In fact, let's start with rate quotes themselves.  There are several ways of doing it and several reasons what you see might not be exactly what you get, even if the entity responsible for the quote is not intentionally trying to mislead you.  A competent loan officer should be able to explain to you why that is.

One common reason is that an advertised rate will be a best case scenario, and your scenario might not be best case.  Additionally rates can change so much, so quickly these days that the electronic mechanism that keeps advertised rates up to date may not have caught up to reality.  This is especially problematic for anyone advertising rates on TV or radio, which apparently is still a thing at times. 

Even by the time you've actually gotten a preapproval from a lender, your terms are not guaranteed until you actually have a lock agreement.  Your lender may have quoted you a rate with 110% honesty and transparency, but if you didn't lock it at that moment, there's a good chance that rates will have moved higher the next time you speak to them, even if it's only an hour or two later.  Waiting a day or more to decide?  Forget about it.  
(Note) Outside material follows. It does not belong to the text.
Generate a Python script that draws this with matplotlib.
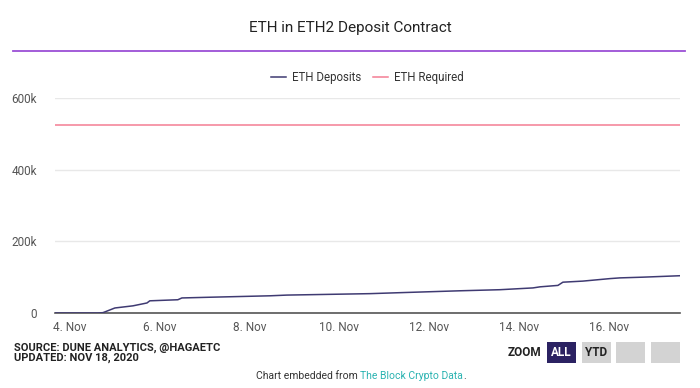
import matplotlib
matplotlib.use("Agg")
import matplotlib.pyplot as plt
import matplotlib.dates as mdates
from matplotlib.patches import Rectangle
import pandas as pd

# ---- data ----
deposit_times = ["2020-11-03 16:00", "2020-11-04 15:00", "2020-11-04 17:40", "2020-11-05 00:00",
                 "2020-11-05 09:40", "2020-11-05 17:10", "2020-11-05 18:40", "2020-11-06 09:40",
                 "2020-11-06 11:50", "2020-11-07 02:50", "2020-11-08 10:55", "2020-11-08 20:00",
                 "2020-11-10 16:20", "2020-11-11 10:00", "2020-11-12 16:30", "2020-11-13 13:50",
                 "2020-11-14 07:30", "2020-11-14 11:15", "2020-11-14 20:50", "2020-11-14 23:30",
                 "2020-11-15 10:10", "2020-11-16 00:40", "2020-11-16 06:00", "2020-11-16 18:15",
                 "2020-11-17 14:05"]
deposit_values = [0, 0, 1000, 14000, 20000, 28000, 34000, 37000, 42000, 44000, 48000, 50000,
                  54000, 57000, 62000, 65000, 70000, 73000, 77000, 86000, 89000, 96000, 98000,
                  100000, 104000]
required_times = ["2020-11-03 16:00", "2020-11-17 14:05"]
required_values = [524288, 524288]
x_ticks = ["2020-11-04", "2020-11-06", "2020-11-08", "2020-11-10", "2020-11-12", "2020-11-14", "2020-11-16"]
x_tick_labels = ["4. Nov", "6. Nov", "8. Nov", "10. Nov", "12. Nov", "14. Nov", "16. Nov"]
y_ticks = [0, 200000, 400000, 600000]
y_tick_labels = ["0", "200k", "400k", "600k"]

W, H = 700, 388
fig = plt.figure(figsize=(W / 100, H / 100), dpi=100)
fig.patch.set_facecolor("white")

FONT = ["Roboto", "DejaVu Sans"]
NARROW = ["Liberation Sans Narrow", "Roboto", "DejaVu Sans"]

def fx(px):
    return px / W

def fy(py):
    return 1 - py / H

# plot area
ax = fig.add_axes([fx(55), fy(313), fx(680) - fx(55), fy(98) - fy(313)])
dt = pd.to_datetime(deposit_times)
rt = pd.to_datetime(required_times)
ax.plot(dt, deposit_values, color="#3f3a72", lw=1.1, zorder=3)
ax.plot(rt, required_values, color="#f47d93", lw=1.1, zorder=3)
ax.set_xlim(dt[0], dt[-1])
ax.set_ylim(0, 600000)

ax.set_yticks(y_ticks)
ax.set_yticklabels(y_tick_labels, fontsize=8.5, color="#555555", family=FONT)
ax.set_xticks(pd.to_datetime(x_ticks))
ax.set_xticklabels(x_tick_labels, fontsize=8.5, color="#555555", family=FONT)
ax.tick_params(axis="both", length=0)
ax.tick_params(axis="y", pad=13)
ax.tick_params(axis="x", pad=6)
ax.grid(axis="y", color="#e8e8e8", lw=1)
ax.set_axisbelow(True)
for s in ["top", "right", "left"]:
    ax.spines[s].set_visible(False)
ax.spines["bottom"].set_color("#555555")
ax.spines["bottom"].set_linewidth(1.2)

# title & purple rule
fig.text(0.5, fy(28), "ETH in ETH2 Deposit Contract", ha="center", va="center",
         fontsize=11, color="#222222", family=FONT)
fig.add_artist(plt.Line2D([fx(13), fx(685)], [fy(51), fy(51)], color="#9b4fd6", lw=1.3))

# legend
leg = ax.legend(["ETH Deposits", "ETH Required"], loc="center",
                bbox_to_anchor=(0.5, (fy(77.5) - fy(313)) / (fy(98) - fy(313))),
                ncol=2, frameon=False, prop={"family": FONT, "size": 8.3}, handlelength=1.3,
                handletextpad=0.5, columnspacing=1.0, labelcolor="#333333")

# source
fig.text(fx(14), fy(347.5), "SOURCE: DUNE ANALYTICS, @HAGAETC", ha="left", va="center",
         fontsize=8, fontweight="bold", color="#222222", family=NARROW)
fig.text(fx(14), fy(357.5), "UPDATED: NOV 18, 2020", ha="left", va="center",
         fontsize=8, fontweight="bold", color="#222222", family=NARROW)

# zoom buttons
fig.text(fx(524), fy(353), "ZOOM", ha="center", va="center", fontsize=8.5, fontweight="bold",
         color="#222222", family=NARROW)
btns = [(547, "ALL", "#2b2262", "white"), (582, "YTD", "#d3d3d3", "#222222"),
        (616, "", "#d3d3d3", "#222222"), (651, "", "#d3d3d3", "#222222")]
for x0, lab, fc, tc in btns:
    fig.add_artist(Rectangle((fx(x0), fy(363)), fx(29), fy(342) - fy(363), transform=fig.transFigure,
                             facecolor=fc, edgecolor="none"))
    if lab:
        fig.text(fx(x0 + 14.5), fy(352.5), lab, ha="center", va="center", fontsize=8.5,
                 fontweight="bold", color=tc, family=NARROW)

# embedded note
t1 = fig.text(fx(256), fy(376), "Chart embedded from ", ha="left", va="center", fontsize=7.5,
              color="#333333", family=NARROW)
fig.canvas.draw()
bb = t1.get_window_extent()
t2 = fig.text(bb.x1 / W, fy(376), "The Block Crypto Data", ha="left", va="center", fontsize=7.5,
              color="#2bb3b1", family=NARROW)
fig.canvas.draw()
bb2 = t2.get_window_extent()
fig.text(bb2.x1 / W, fy(376), ".", ha="left", va="center", fontsize=7.5, color="#333333", family=NARROW)

fig.savefig("out.png", dpi=100, facecolor="white")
Am I being overly dramatic?  Anyone working in the mortgage industry right now will tell you I'm not being nearly dramatic enough.  With the exception of those of us who are old enough to have actually been working in the industry in 1979-1981, no one has ever seen anything remotely like this.  To understand what I mean, check out the following chart. 

And curveball alert: while the chart above only has one line on it, it should have another that shows the level of upfront costs required to obtain the rates quoted in the survey. 

More important curveball alert: the chart above is already stale, as has so frequently been the case in 2022.  If we're following actual daily rates, the average lender is easily already up to 7.375%.  The following chart shows how daily rates stack up.

Bottom line, things are ugly in mortgage rate land.  And for those of you who like to post links to mortgage rate articles on internet forums, twitter, etc. saying things like "rates are over 7% and these kids are crying.  Why back in my day, we would have been thrilled to see 7%," yes, your rate spike of 10% was bigger.  Ours is only 4-5% so far and we hope you always keep your record.  Beyond that and without mentioning several of the "yeah buts," I'll leave it at this: everything's relative, and relative to where we were, where we are now is not very fun.